• [SET PROBLEM]: Quote the listing in full, exactly as given, minus any pictures.

++++ MATERIAL

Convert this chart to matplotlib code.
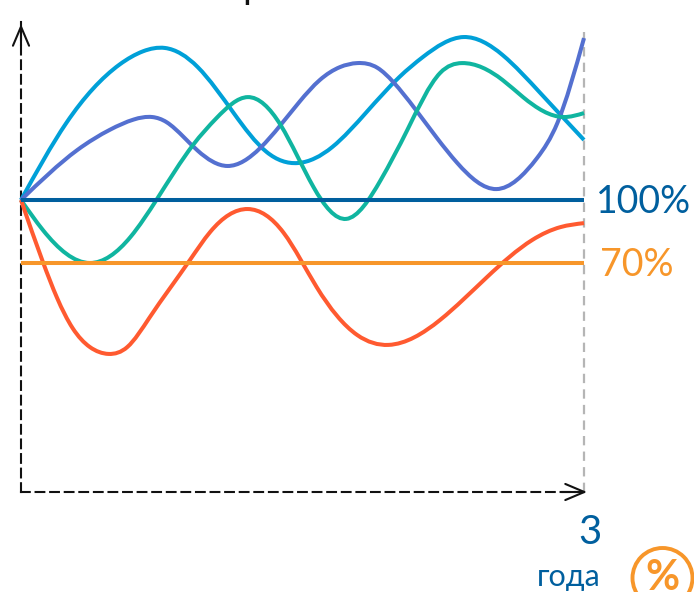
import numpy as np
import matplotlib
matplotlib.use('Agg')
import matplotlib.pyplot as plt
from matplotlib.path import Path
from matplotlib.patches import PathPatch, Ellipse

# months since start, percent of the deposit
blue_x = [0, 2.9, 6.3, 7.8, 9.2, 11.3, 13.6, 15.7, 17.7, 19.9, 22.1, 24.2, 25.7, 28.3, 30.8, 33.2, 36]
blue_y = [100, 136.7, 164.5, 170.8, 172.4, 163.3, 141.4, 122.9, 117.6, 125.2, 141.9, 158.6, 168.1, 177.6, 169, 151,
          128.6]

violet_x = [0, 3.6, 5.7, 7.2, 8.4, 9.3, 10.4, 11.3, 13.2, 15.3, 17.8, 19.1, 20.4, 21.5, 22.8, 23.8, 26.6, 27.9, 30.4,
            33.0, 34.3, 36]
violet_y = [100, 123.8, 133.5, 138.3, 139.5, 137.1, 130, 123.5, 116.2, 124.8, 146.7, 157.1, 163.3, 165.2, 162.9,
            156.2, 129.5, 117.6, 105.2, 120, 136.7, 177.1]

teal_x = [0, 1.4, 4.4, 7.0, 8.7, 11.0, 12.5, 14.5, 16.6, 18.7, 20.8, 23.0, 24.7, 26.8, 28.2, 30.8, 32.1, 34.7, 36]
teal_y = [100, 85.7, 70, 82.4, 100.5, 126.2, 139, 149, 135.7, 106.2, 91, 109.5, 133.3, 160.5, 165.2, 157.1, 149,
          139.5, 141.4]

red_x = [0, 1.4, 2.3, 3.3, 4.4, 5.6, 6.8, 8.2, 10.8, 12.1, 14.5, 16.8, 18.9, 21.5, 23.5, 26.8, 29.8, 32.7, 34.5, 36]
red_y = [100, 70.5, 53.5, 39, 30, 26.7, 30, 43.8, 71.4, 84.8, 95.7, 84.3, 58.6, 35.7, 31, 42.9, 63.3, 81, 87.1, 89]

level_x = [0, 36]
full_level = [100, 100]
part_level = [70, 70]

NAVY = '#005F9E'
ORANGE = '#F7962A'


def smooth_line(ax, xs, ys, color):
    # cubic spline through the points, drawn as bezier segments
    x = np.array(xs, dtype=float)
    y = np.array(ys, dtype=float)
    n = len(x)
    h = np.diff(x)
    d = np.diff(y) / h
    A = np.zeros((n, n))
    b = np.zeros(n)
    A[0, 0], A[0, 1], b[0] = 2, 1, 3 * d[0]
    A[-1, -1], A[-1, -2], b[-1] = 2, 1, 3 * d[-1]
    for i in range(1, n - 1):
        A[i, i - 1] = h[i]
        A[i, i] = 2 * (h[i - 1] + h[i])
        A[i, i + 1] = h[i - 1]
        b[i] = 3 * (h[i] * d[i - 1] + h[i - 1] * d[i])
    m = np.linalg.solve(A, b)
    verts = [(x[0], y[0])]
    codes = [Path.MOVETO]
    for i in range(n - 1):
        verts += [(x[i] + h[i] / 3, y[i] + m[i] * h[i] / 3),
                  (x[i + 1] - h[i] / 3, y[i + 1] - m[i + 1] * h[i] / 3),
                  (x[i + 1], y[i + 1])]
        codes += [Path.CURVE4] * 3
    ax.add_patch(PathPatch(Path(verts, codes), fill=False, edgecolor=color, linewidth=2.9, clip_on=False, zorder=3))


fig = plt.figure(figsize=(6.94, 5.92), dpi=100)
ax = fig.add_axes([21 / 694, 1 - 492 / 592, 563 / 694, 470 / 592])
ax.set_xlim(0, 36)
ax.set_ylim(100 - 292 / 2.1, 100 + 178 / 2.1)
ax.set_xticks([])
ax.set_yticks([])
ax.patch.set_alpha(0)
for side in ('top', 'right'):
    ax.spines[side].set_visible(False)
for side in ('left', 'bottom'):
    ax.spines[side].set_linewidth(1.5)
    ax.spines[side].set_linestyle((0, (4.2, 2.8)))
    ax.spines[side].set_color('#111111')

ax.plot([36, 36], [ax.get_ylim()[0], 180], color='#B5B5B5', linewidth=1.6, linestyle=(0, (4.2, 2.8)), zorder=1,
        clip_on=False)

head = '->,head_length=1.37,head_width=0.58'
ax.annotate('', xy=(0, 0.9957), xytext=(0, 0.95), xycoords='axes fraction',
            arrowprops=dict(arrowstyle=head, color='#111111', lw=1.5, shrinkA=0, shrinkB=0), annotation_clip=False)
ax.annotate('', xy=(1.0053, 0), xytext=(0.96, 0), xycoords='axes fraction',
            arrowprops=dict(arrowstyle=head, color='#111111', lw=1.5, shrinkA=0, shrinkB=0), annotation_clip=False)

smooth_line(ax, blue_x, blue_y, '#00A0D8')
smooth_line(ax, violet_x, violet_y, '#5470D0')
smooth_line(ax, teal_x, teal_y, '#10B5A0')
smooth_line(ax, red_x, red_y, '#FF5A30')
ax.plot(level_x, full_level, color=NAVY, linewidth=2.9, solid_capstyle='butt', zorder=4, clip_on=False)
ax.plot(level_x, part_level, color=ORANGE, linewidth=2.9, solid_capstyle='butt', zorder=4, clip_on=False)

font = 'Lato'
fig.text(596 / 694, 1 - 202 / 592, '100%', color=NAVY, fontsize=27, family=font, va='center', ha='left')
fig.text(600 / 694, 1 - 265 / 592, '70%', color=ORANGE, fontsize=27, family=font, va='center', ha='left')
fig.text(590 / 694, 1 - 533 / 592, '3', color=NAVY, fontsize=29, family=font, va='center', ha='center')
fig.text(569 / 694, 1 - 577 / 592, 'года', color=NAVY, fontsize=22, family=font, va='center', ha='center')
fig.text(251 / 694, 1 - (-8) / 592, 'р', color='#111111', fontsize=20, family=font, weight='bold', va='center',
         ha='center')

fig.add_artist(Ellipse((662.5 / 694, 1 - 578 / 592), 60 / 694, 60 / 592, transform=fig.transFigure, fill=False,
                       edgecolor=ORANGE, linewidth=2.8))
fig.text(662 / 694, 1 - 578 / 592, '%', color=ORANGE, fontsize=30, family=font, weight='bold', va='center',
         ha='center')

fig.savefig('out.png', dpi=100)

++++++++

• [WRITTEN RESPONSE]:
Convert this chart to matplotlib code.
import numpy as np
import matplotlib
matplotlib.use('Agg')
import matplotlib.pyplot as plt
from matplotlib.path import Path
from matplotlib.patches import PathPatch, Ellipse

# months since start, percent of the deposit
blue_x = [0, 2.9, 6.3, 7.8, 9.2, 11.3, 13.6, 15.7, 17.7, 19.9, 22.1, 24.2, 25.7, 28.3, 30.8, 33.2, 36]
blue_y = [100, 136.7, 164.5, 170.8, 172.4, 163.3, 141.4, 122.9, 117.6, 125.2, 141.9, 158.6, 168.1, 177.6, 169, 151,
          128.6]

violet_x = [0, 3.6, 5.7, 7.2, 8.4, 9.3, 10.4, 11.3, 13.2, 15.3, 17.8, 19.1, 20.4, 21.5, 22.8, 23.8, 26.6, 27.9, 30.4,
            33.0, 34.3, 36]
violet_y = [100, 123.8, 133.5, 138.3, 139.5, 137.1, 130, 123.5, 116.2, 124.8, 146.7, 157.1, 163.3, 165.2, 162.9,
            156.2, 129.5, 117.6, 105.2, 120, 136.7, 177.1]

teal_x = [0, 1.4, 4.4, 7.0, 8.7, 11.0, 12.5, 14.5, 16.6, 18.7, 20.8, 23.0, 24.7, 26.8, 28.2, 30.8, 32.1, 34.7, 36]
teal_y = [100, 85.7, 70, 82.4, 100.5, 126.2, 139, 149, 135.7, 106.2, 91, 109.5, 133.3, 160.5, 165.2, 157.1, 149,
          139.5, 141.4]

red_x = [0, 1.4, 2.3, 3.3, 4.4, 5.6, 6.8, 8.2, 10.8, 12.1, 14.5, 16.8, 18.9, 21.5, 23.5, 26.8, 29.8, 32.7, 34.5, 36]
red_y = [100, 70.5, 53.5, 39, 30, 26.7, 30, 43.8, 71.4, 84.8, 95.7, 84.3, 58.6, 35.7, 31, 42.9, 63.3, 81, 87.1, 89]

level_x = [0, 36]
full_level = [100, 100]
part_level = [70, 70]

NAVY = '#005F9E'
ORANGE = '#F7962A'


def smooth_line(ax, xs, ys, color):
    # cubic spline through the points, drawn as bezier segments
    x = np.array(xs, dtype=float)
    y = np.array(ys, dtype=float)
    n = len(x)
    h = np.diff(x)
    d = np.diff(y) / h
    A = np.zeros((n, n))
    b = np.zeros(n)
    A[0, 0], A[0, 1], b[0] = 2, 1, 3 * d[0]
    A[-1, -1], A[-1, -2], b[-1] = 2, 1, 3 * d[-1]
    for i in range(1, n - 1):
        A[i, i - 1] = h[i]
        A[i, i] = 2 * (h[i - 1] + h[i])
        A[i, i + 1] = h[i - 1]
        b[i] = 3 * (h[i] * d[i - 1] + h[i - 1] * d[i])
    m = np.linalg.solve(A, b)
    verts = [(x[0], y[0])]
    codes = [Path.MOVETO]
    for i in range(n - 1):
        verts += [(x[i] + h[i] / 3, y[i] + m[i] * h[i] / 3),
                  (x[i + 1] - h[i] / 3, y[i + 1] - m[i + 1] * h[i] / 3),
                  (x[i + 1], y[i + 1])]
        codes += [Path.CURVE4] * 3
    ax.add_patch(PathPatch(Path(verts, codes), fill=False, edgecolor=color, linewidth=2.9, clip_on=False, zorder=3))


fig = plt.figure(figsize=(6.94, 5.92), dpi=100)
ax = fig.add_axes([21 / 694, 1 - 492 / 592, 563 / 694, 470 / 592])
ax.set_xlim(0, 36)
ax.set_ylim(100 - 292 / 2.1, 100 + 178 / 2.1)
ax.set_xticks([])
ax.set_yticks([])
ax.patch.set_alpha(0)
for side in ('top', 'right'):
    ax.spines[side].set_visible(False)
for side in ('left', 'bottom'):
    ax.spines[side].set_linewidth(1.5)
    ax.spines[side].set_linestyle((0, (4.2, 2.8)))
    ax.spines[side].set_color('#111111')

ax.plot([36, 36], [ax.get_ylim()[0], 180], color='#B5B5B5', linewidth=1.6, linestyle=(0, (4.2, 2.8)), zorder=1,
        clip_on=False)

head = '->,head_length=1.37,head_width=0.58'
ax.annotate('', xy=(0, 0.9957), xytext=(0, 0.95), xycoords='axes fraction',
            arrowprops=dict(arrowstyle=head, color='#111111', lw=1.5, shrinkA=0, shrinkB=0), annotation_clip=False)
ax.annotate('', xy=(1.0053, 0), xytext=(0.96, 0), xycoords='axes fraction',
            arrowprops=dict(arrowstyle=head, color='#111111', lw=1.5, shrinkA=0, shrinkB=0), annotation_clip=False)

smooth_line(ax, blue_x, blue_y, '#00A0D8')
smooth_line(ax, violet_x, violet_y, '#5470D0')
smooth_line(ax, teal_x, teal_y, '#10B5A0')
smooth_line(ax, red_x, red_y, '#FF5A30')
ax.plot(level_x, full_level, color=NAVY, linewidth=2.9, solid_capstyle='butt', zorder=4, clip_on=False)
ax.plot(level_x, part_level, color=ORANGE, linewidth=2.9, solid_capstyle='butt', zorder=4, clip_on=False)

font = 'Lato'
fig.text(596 / 694, 1 - 202 / 592, '100%', color=NAVY, fontsize=27, family=font, va='center', ha='left')
fig.text(600 / 694, 1 - 265 / 592, '70%', color=ORANGE, fontsize=27, family=font, va='center', ha='left')
fig.text(590 / 694, 1 - 533 / 592, '3', color=NAVY, fontsize=29, family=font, va='center', ha='center')
fig.text(569 / 694, 1 - 577 / 592, 'года', color=NAVY, fontsize=22, family=font, va='center', ha='center')
fig.text(251 / 694, 1 - (-8) / 592, 'р', color='#111111', fontsize=20, family=font, weight='bold', va='center',
         ha='center')

fig.add_artist(Ellipse((662.5 / 694, 1 - 578 / 592), 60 / 694, 60 / 592, transform=fig.transFigure, fill=False,
                       edgecolor=ORANGE, linewidth=2.8))
fig.text(662 / 694, 1 - 578 / 592, '%', color=ORANGE, fontsize=30, family=font, weight='bold', va='center',
         ha='center')

fig.savefig('out.png', dpi=100)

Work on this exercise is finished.